» **Your task**:
Pull out from the material below all lines with "seaborn".

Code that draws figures
** start **

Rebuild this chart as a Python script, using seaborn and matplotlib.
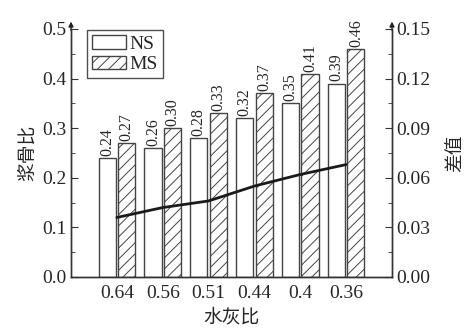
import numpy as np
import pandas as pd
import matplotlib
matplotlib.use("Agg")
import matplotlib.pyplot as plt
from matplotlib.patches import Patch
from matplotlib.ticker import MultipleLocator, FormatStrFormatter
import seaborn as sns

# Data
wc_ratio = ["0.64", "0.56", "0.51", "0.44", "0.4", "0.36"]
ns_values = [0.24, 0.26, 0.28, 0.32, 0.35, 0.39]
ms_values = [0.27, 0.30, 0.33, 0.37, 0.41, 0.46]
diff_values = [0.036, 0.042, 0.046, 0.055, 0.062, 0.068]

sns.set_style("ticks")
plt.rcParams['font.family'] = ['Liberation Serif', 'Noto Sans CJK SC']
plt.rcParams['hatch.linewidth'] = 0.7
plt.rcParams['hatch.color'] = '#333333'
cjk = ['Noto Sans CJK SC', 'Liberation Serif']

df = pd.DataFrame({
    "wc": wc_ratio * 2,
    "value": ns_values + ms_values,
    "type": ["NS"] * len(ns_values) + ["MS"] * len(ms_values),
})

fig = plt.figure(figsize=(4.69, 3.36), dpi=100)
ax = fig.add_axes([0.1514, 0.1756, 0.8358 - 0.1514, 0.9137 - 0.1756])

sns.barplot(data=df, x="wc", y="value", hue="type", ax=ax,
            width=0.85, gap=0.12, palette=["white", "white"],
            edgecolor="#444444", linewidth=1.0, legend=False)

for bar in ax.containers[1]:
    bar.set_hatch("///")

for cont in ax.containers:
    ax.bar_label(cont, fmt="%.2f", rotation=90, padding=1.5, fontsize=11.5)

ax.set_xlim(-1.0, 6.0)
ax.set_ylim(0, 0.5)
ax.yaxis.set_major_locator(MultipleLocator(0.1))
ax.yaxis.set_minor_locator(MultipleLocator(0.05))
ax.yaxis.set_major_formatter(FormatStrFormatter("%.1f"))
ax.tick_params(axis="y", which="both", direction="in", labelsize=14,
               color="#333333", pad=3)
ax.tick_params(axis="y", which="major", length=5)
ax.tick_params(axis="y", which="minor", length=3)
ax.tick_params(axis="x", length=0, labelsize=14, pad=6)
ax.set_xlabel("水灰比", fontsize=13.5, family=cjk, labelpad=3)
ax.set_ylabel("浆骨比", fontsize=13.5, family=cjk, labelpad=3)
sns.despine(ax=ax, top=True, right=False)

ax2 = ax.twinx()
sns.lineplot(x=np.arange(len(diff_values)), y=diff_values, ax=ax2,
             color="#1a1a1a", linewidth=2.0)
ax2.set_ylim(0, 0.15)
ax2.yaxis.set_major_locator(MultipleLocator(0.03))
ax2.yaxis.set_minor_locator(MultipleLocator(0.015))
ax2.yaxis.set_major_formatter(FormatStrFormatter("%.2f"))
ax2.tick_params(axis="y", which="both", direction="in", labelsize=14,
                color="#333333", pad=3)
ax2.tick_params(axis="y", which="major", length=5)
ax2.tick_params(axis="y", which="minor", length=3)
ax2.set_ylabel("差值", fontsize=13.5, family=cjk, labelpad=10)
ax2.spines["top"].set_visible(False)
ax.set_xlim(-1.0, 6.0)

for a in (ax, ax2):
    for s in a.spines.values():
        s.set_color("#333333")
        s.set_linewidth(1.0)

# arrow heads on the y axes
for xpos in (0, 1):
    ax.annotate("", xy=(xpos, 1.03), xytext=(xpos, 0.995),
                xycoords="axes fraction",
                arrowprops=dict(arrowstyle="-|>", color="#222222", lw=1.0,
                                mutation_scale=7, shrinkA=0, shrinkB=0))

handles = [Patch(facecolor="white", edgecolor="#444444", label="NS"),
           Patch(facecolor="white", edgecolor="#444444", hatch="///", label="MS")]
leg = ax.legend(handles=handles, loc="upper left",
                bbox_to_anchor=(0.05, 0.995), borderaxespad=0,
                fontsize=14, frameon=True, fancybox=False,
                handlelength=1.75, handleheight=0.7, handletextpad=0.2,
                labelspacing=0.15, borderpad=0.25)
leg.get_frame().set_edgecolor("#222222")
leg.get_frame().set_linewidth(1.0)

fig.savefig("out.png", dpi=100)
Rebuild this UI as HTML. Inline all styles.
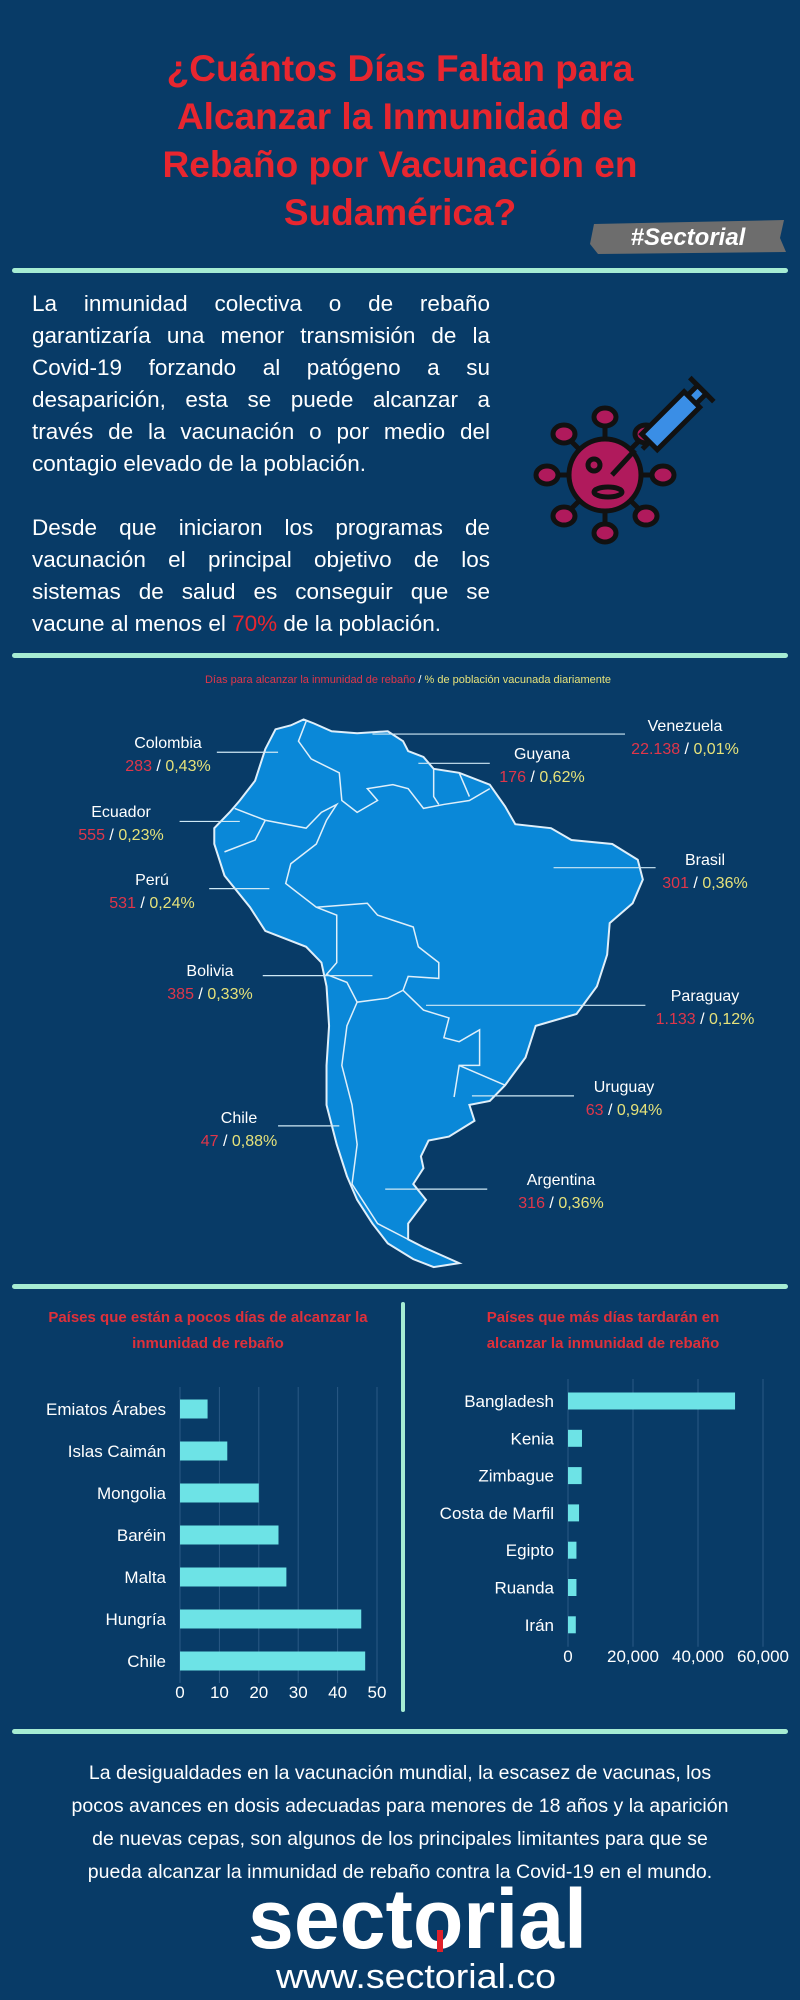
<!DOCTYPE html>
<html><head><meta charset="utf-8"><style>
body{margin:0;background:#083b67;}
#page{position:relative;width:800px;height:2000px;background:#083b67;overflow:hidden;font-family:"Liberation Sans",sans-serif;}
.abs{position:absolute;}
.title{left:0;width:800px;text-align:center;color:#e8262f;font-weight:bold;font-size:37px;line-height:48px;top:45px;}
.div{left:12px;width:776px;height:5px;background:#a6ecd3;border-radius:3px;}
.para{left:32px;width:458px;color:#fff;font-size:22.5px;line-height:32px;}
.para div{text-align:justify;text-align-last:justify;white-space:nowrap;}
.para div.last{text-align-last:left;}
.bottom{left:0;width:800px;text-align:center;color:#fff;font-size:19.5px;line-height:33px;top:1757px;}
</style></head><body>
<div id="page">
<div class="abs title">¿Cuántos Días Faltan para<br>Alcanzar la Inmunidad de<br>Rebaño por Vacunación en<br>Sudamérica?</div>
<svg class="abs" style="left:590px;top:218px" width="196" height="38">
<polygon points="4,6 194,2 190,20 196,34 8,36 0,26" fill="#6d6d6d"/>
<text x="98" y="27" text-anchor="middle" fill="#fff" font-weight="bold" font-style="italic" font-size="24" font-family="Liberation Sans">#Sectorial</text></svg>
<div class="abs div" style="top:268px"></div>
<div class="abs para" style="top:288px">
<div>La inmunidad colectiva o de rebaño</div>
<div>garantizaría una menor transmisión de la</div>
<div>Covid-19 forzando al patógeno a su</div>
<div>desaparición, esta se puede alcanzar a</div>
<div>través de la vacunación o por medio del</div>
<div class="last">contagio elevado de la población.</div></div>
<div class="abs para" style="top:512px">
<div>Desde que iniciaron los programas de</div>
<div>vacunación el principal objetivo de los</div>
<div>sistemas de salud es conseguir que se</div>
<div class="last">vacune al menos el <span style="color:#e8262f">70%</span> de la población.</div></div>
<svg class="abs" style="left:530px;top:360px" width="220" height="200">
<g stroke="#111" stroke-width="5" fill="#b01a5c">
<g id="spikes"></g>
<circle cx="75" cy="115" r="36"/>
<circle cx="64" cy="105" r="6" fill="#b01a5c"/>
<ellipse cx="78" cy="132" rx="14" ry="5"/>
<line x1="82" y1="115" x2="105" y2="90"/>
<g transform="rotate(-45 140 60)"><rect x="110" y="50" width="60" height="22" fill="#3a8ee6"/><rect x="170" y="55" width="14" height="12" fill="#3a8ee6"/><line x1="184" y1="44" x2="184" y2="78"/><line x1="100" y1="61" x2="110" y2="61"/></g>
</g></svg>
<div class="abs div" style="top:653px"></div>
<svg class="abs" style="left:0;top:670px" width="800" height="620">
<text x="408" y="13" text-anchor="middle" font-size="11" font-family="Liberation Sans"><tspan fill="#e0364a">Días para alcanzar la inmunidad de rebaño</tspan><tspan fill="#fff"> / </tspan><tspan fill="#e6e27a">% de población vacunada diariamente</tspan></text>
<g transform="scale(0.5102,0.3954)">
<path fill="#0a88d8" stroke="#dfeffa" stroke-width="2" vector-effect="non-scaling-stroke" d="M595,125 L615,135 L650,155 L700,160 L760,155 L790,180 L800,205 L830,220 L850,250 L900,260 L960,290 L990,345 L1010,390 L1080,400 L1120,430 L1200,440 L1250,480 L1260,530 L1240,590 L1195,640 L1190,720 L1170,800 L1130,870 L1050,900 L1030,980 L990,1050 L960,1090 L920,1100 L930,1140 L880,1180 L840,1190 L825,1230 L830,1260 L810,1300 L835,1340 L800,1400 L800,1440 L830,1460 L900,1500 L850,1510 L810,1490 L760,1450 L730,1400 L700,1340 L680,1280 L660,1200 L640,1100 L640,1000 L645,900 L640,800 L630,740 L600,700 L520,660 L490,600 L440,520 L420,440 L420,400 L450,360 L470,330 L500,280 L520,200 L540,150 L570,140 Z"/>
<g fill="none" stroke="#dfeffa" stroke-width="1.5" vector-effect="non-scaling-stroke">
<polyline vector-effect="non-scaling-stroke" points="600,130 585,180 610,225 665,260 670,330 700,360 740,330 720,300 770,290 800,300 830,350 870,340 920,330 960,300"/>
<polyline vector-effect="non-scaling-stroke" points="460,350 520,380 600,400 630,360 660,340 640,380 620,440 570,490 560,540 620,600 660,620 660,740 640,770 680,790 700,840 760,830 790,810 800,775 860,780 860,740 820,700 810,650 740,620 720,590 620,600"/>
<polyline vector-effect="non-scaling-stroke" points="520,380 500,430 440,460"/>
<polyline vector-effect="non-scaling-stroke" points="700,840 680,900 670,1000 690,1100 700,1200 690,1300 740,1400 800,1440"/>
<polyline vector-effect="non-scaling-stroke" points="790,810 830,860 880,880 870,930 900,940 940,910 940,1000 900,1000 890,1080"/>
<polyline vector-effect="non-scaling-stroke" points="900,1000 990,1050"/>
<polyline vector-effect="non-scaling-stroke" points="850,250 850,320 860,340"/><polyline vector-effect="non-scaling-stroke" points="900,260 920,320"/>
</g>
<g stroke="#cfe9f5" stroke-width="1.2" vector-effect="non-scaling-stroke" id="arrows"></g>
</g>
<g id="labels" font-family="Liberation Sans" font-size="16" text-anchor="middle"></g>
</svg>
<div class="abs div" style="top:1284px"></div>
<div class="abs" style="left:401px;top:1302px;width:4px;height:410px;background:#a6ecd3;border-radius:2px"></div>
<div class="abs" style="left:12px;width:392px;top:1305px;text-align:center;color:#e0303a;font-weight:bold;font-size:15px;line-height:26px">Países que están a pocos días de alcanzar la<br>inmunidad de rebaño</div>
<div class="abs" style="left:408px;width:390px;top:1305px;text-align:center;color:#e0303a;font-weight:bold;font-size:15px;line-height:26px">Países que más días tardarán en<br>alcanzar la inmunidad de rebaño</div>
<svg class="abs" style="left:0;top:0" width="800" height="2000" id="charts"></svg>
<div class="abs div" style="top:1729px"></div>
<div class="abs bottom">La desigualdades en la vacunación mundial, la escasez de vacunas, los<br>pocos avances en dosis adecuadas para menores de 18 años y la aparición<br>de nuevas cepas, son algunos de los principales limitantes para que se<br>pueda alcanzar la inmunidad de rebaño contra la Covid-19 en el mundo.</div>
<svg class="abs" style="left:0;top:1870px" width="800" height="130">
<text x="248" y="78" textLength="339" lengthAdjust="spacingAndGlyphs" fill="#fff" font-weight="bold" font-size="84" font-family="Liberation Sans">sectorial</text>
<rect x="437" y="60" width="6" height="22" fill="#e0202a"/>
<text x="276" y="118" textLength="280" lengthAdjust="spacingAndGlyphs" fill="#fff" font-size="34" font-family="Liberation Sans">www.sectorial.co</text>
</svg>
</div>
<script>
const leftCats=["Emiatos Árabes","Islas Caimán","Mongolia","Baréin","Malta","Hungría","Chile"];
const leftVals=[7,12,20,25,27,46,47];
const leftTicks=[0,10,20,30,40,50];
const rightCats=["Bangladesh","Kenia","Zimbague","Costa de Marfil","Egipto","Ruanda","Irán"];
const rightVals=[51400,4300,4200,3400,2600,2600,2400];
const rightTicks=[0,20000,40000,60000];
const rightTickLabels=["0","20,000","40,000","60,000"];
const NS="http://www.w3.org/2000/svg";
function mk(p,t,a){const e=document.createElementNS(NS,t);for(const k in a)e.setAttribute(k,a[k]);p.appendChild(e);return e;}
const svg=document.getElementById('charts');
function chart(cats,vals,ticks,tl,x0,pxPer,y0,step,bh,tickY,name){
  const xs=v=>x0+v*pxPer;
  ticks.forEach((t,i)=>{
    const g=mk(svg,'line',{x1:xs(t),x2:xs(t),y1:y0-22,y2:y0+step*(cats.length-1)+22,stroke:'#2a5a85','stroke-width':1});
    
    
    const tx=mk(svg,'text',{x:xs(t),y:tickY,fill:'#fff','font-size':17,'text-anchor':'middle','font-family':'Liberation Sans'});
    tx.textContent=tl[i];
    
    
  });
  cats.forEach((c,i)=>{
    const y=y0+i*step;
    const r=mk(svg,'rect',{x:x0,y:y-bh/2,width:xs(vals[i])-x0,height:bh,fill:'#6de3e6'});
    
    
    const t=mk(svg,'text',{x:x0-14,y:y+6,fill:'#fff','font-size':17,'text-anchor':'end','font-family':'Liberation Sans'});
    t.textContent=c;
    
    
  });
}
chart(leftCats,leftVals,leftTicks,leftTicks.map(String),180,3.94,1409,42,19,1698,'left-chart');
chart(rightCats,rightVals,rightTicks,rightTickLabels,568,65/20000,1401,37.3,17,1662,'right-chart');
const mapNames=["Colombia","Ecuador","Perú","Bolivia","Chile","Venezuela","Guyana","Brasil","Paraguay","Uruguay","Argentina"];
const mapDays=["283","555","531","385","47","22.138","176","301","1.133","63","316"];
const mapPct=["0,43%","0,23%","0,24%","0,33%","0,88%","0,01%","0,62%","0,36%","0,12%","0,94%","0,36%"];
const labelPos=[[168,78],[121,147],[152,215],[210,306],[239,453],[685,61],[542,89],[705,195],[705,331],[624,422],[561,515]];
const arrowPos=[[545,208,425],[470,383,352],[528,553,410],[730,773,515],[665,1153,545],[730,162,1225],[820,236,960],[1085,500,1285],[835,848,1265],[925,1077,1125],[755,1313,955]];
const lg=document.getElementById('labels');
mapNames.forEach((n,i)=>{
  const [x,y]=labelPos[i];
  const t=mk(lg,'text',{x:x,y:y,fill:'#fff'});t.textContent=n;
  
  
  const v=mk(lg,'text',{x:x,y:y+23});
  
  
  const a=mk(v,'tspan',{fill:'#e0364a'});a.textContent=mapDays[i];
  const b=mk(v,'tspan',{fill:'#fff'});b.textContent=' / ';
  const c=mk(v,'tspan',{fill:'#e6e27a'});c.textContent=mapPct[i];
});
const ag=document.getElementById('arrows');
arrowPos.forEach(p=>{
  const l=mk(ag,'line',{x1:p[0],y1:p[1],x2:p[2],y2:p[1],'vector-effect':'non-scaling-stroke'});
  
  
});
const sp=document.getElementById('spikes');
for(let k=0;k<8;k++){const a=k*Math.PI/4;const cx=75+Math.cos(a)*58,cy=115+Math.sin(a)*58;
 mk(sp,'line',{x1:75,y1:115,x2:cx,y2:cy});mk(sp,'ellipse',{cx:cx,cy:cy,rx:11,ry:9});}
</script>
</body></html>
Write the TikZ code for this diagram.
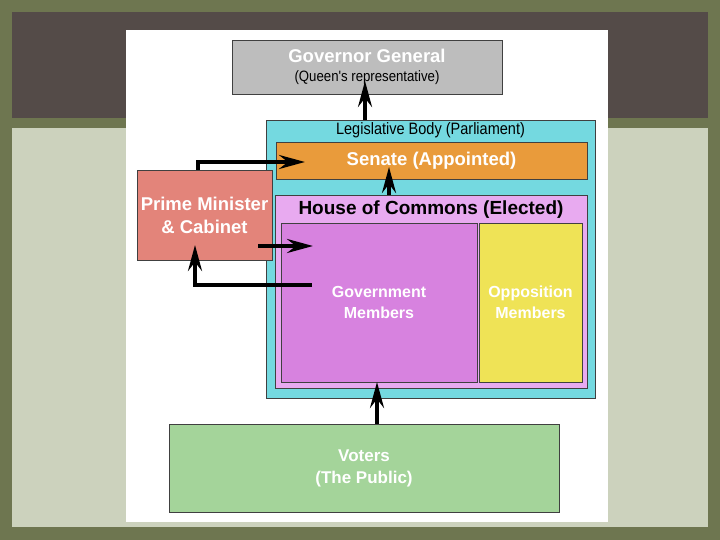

** end **

» **Written response**:
Rebuild this chart as a Python script, using seaborn and matplotlib.
import seaborn as sns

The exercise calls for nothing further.